Há 30 anos, era impossível ver político jogando Street Fighter. Hoje, mudou
Não sei quantas pessoas cabiam naquelas arenas, mas duvido que Bill Clinton ou George H. Bush, os candidatos a presidente dos EUA em 1992, conseguissem levar tantos aficcionados em suas convenções como fazia Nintendo nas inúmeras competições de games no começo dos anos 1990.
Olha lá que oportunidade desperdiçada, pensei, ao assistir ao documentário "High Score", da Netflix, com meu filho e meu faro para os negócios e estratégias políticas. Como não sou empreendedor nem candidato, só pude pensar no faturamento da perua kombi de pamonha que passasse por aquela multidão na hora do almoço. Era sucesso garantido.
Em 2020, alguém teve uma ideia parecida ao ver que, passados 30 anos, os jovens e futuros eleitores ainda são os mesmos e vivem como seus pais quarentões. E que pouca coisa mobiliza mais corações e mentes de um adolescente do que games —seja em arenas lotadas ou em transmissões online que reúnem milhões (sim, milhões) de fãs.
Imagine soltar alguma declaração bem calibrada a esse povo todo, como falamos na minha terra. Dá para vender muita pamonha, não dá?
Sim. E dá para divulgar muita propaganda política também.
O vídeo da transmissão passou de 5,4 milhões de visualizações.
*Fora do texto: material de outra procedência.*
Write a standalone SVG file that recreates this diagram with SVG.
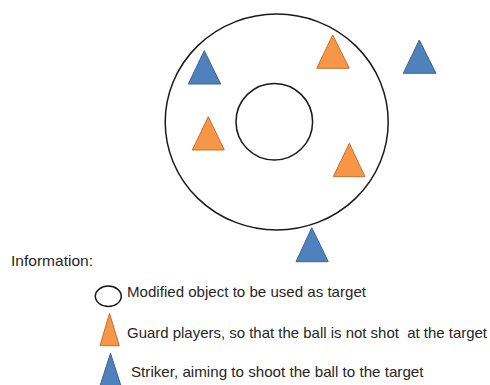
<svg xmlns="http://www.w3.org/2000/svg" width="490" height="385" viewBox="0 0 490 385">
<style>
.ring{fill:none;stroke:#1a1a1a;stroke-width:1.5}
.guard{fill:#F79646;stroke:#C0722F;stroke-width:1}
.striker{fill:#4F81BD;stroke:#3A6496;stroke-width:1}
.t{font-family:"Liberation Sans",Arial,sans-serif;font-size:14.5px;fill:#262626}
</style>
<rect width="490" height="385" fill="#fff"/>
<g id="outer-ring"><ellipse class="ring" cx="276.7" cy="122" rx="111.5" ry="108"/></g>
<g id="target"><circle class="ring" cx="274.3" cy="121.7" r="38.3"/></g>
<g id="striker-1"><polygon class="striker" points="204.3,50.7 220.7,84 188.3,84"/></g>
<g id="guard-1"><polygon class="guard" points="332.7,35 349.3,68.3 316.7,68.3"/></g>
<g id="striker-2"><polygon class="striker" points="419.3,40 436,73.3 403.3,73.3"/></g>
<g id="guard-2"><polygon class="guard" points="208.3,116.7 224.3,150 192.3,150"/></g>
<g id="guard-3"><polygon class="guard" points="349.3,143.3 365,176.7 333.3,176.7"/></g>
<g id="striker-3"><polygon class="striker" points="311.8,227.7 328.3,261.7 296,261.7"/></g>
<g id="connectors"></g>
<g id="legend">
<text class="t" x="11" y="266" textLength="82" lengthAdjust="spacingAndGlyphs">Information:</text>
<ellipse class="ring" cx="108.3" cy="296.3" rx="13" ry="10.2"/>
<text class="t" x="127" y="296.5" textLength="239" lengthAdjust="spacingAndGlyphs">Modified object to be used as target</text>
<polygon class="guard" points="109.5,313.3 119.3,345.7 100,345.7"/>
<text class="t" x="127" y="338.3" textLength="360" lengthAdjust="spacingAndGlyphs" xml:space="preserve">Guard players, so that the ball is not shot  at the target</text>
<polygon class="striker" points="110.5,353.3 123,392 98,392"/>
<text class="t" x="131" y="377" textLength="292.5" lengthAdjust="spacingAndGlyphs">Striker, aiming to shoot the ball to the target</text>
</g>
</svg>
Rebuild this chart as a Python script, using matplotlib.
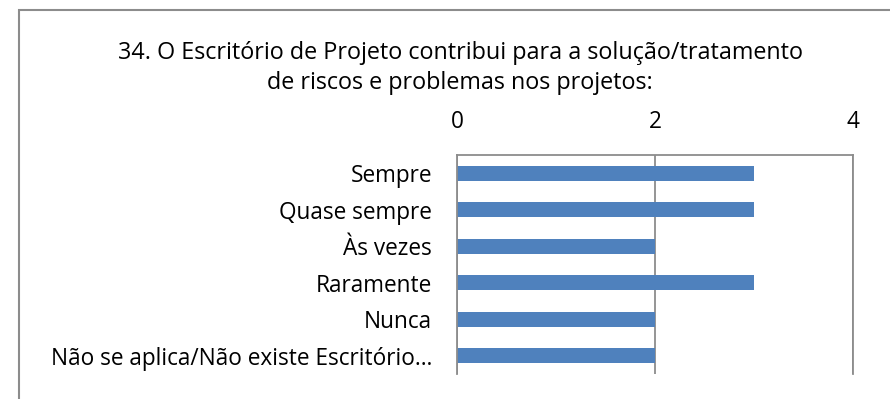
import matplotlib.pyplot as plt
from matplotlib.patches import Rectangle

plt.rcParams['font.family'] = ['Open Sans', 'DejaVu Sans']

categorias = ['Sempre', 'Quase sempre', 'Às vezes', 'Raramente', 'Nunca',
              'Não se aplica/Não existe Escritório…']
respostas = [3, 3, 2, 3, 2, 2]
ticks_x = [0, 2, 4]

titulo = ('34. O Escritório de Projeto contribui para a solução/tratamento\n'
          'de riscos e problemas nos projetos:')

W, H = 890, 399
fig = plt.figure(figsize=(W / 100, H / 100), dpi=100)

# moldura do gráfico (cortada embaixo)
fig.patches.append(Rectangle((19 / W, -0.1), 2, 1.1 - 10 / H,
                             transform=fig.transFigure, fill=False,
                             edgecolor='#8c8c8c', linewidth=1.5))

ax = fig.add_axes([457 / W, 1 - 374 / H, (853 - 457) / W, (374 - 155) / H])
y = list(range(len(categorias)))
ax.barh(y, respostas, height=0.4, color='#4f81bd', zorder=2)
ax.set_ylim(len(categorias) - 0.5, -0.5)
ax.set_xlim(0, 4)
ax.set_xticks(ticks_x)
ax.xaxis.tick_top()
ax.tick_params(axis='x', length=0, pad=15, labelsize=16.3)
ax.set_yticks(y)
ax.set_yticklabels(categorias, fontsize=16.3)
ax.tick_params(axis='y', length=0, pad=18)
ax.grid(axis='x', color='#8c8c8c', linewidth=1.3, zorder=1)
for s in ['top', 'left', 'right']:
    ax.spines[s].set_color('#8c8c8c')
    ax.spines[s].set_linewidth(1.3)
ax.spines['bottom'].set_visible(False)

fig.text(460 / W, 1 - 68 / H, titulo, ha='center', va='center',
         fontsize=16.8, linespacing=1.3)

fig.savefig('out.png', dpi=100)
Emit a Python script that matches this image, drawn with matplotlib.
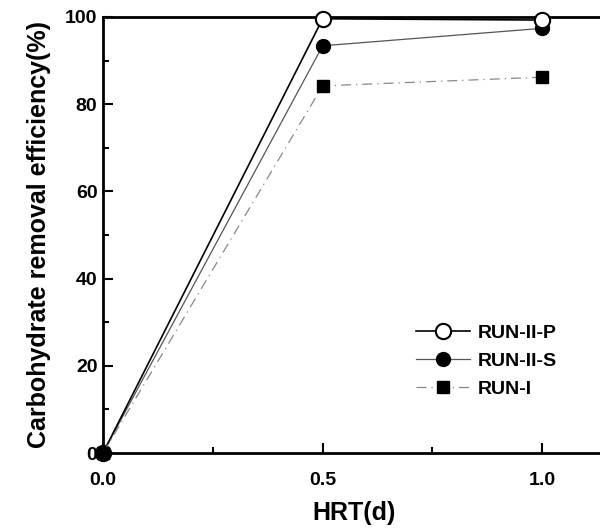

Uma multidão que, em sua maioria, ainda precisa ser convencida a sair de casa, e das telas, para votar no futuro presidente dos EUA daqui a poucos dias.
Foi o que percebeu a deputada norte-americana Alexandria Ocasio-Cortez, que dias atrás se tornou a responsável por uma das lives mais assistidas da história da Twitch jogando Among Us, uma febre no mundo todo — e também um canal imenso para dialogar com diversas camadas da população, especialmente as mais jovens, como explicou o colunista do UOL Leo Bianchi.
Era para isso que ela estava lá.
Por aqui, dois candidatos a prefeito da maior cidade do país entraram no jogo. Literalmente.
Um deles foi o candidato do Patriota Arthur do Val, que tenta associar sua plataforma política ao seu canal no YouTube, Mamãe Falei, para deslanchar. No dia 25 de outubro, ele se juntou a outras personalidades, entre eles o apresentador Danilo Gentili, em uma maratona de mais de duas horas de Among Us. O vídeo chegou a 416 mil visualizações —uma média de 100 mil espectadores a mais do que os vídeos sobre política no canal, que tem 2,7 milhões de inscritos.
Na outra ponta do espectro político, Guilherme Boulos, do PSOL, já havia mandado um ao vivaço de Among Us com o canal Normose e convidados. A transmissão teve pouco mais de 52 mil visualizações, mas já é um começo.
Como o manejo das redes, a presença em plataformas do tipo não garante, claro, a conversão do engajamento em voto. Mas este voto está em disputa.
O presidente Jair Bolsonaro (sem partido) já manda piscadela a esse eleitorado quando anuncia corte de impostos para o setor e se apoia no filho mais jovem, Renan, para dialogar com este público.
Pois é. Não é só entretenimento. O aceno dá a chance de vender o peixe, ou a pamonha, com slogan eleitoral a um público que geralmente só começa a quebrar a letargia em relação à política na vida adulta. Talvez porque, quando jovem, ninguém fale com este futuro eleitor em sua linguagem.
No começo dos anos 1990, quando a febre eram as competições promovidas pela Nintendo em cidades de mercados estratégicos, tinha candidato a prefeito por aqui fazendo cosplay de clip da MTV usando a estrofe "do Sting o futuro prefeito é amigão". Tudo para supostamente atingir o público jovem, rebelde e descolado. O Serginho Mallandro com o boné para trás fazendo glu-glu era mais convincente.
A história política recente talvez fosse outra se algum candidato mostrasse em sua propaganda de TV que era capaz de dar Shoryuken sem olhar para o teclado. Para um jovem dos anos 1990, nada chamaria mais a atenção.